Right now, as I look out my office window in West St. Louis County, the blizzard that started around 7 a.m. this morning shows no signs of letting up. Those who were charged with plowing our parking lot have apparently either given up or gone elsewhere. I expect my wife will call soon and ask when I’m headed home — to which my answer will probably be: “I don’t know.” If I leave now, I’m certainly not going anywhere fast, and I’d rather wait a few hours when there will be fewer cars on the road.

Elsewhere, in today’s major primary-voting states, according to online weather reports, much of Texas is sunny and mild. (Damn southerners.) Meanwhile, Ohio is a tale of three cities, moving from the SW to NE corners of the state: Cincinnati … wet but not wild.

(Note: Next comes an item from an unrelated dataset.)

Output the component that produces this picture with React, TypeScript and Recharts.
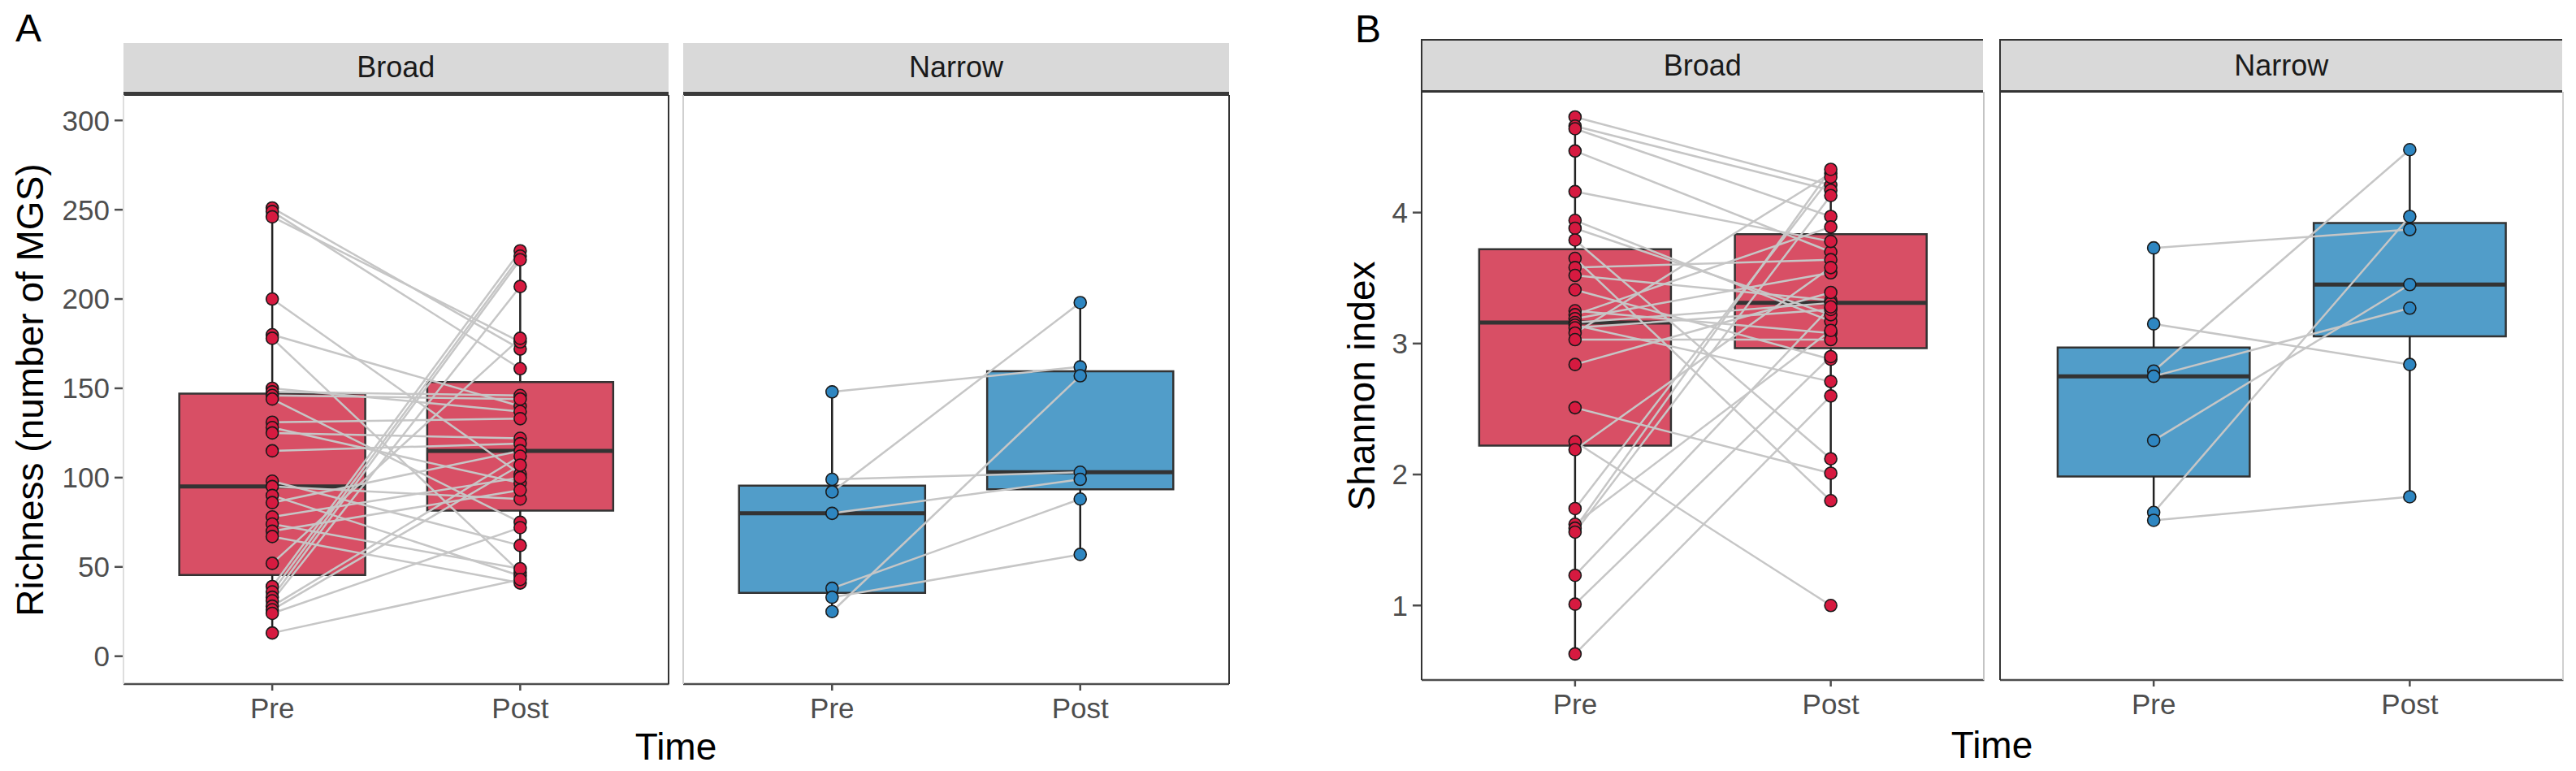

Columbus … very wet and bordering on wild. Cleveland … freezing rain.

And so two questions keep running through my distracted mind:

(1) Would I have been civically minded enough to get out and vote on Feb. 5 if the weather clock were rewound one month?

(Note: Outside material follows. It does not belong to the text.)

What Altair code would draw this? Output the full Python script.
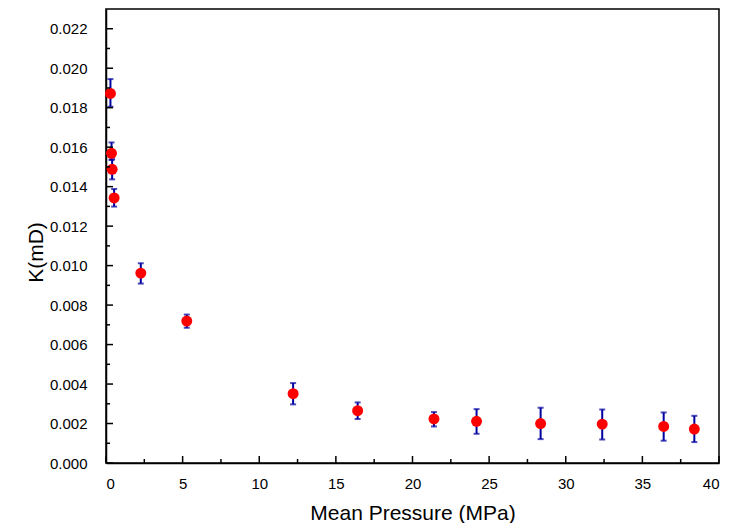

(2) Who will be the heartier voters in Ohio today, especially in Cleveland: Clinton’s supporters or Obama’s?

And why should I not think about these questions? I’m snowed in, after all, and God knows I’ve already mentally dissected this election from every other possible angle.

  • Holly_in_Cincinnati
    Cincinnati Weather: 35 degrees F, light rain, wind gusts which blew my hat off 4-5 times.
  • DLS
    Did the gusts blow away your Clinton campaign sign(s)? Food for thought.
  • DLS
    Plenty of us in Iowa weren't held back by weather like you describe, that has been the norm since Thanksgiving. (The icicles on the buildings here last week were as much as three to four feet long; roads and parking lots covered with ice; a good deal of snow everywhere -- and we have had more of it this week, clear today but cold, and we may hit subzero by the end of the week -- we voted in stuff like that.)
  • Pete Abel
    DLS -- reminds me of high school when I had a long-distance romance of sorts with a young woman from Canada (Winnipeg). I asked her about snow days during the school year, and she responded with incessant laughter. Took me awhile to recover from that one. It's all what you're accustomed to, I suppose.
  • DLS
    "It's all what you're accustomed to, I suppose."

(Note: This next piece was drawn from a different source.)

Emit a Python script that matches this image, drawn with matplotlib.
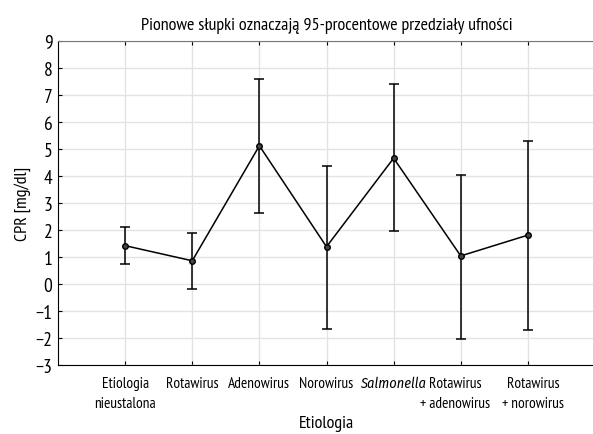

    Plenty of people in California, where I grew up, will never leave. It's not so much that they have roots the way people do here in Iowa or in Upstate NY where I've seen this "staying put" behavior, but because they're simply spoiled by the California climate or simply afraid to face living through a winter. It doesn't hurt to try something new, and I've found living back East for several years, in the world's greatest deciduous forest (though currently I'm on the prairie), to be fascinating. The younger people who talk to me about their dreams of visiting places such as California or even trying to live there, I say, do it! There's no substitute for being there and you may find it more fascinating or rewarding than you could imagine.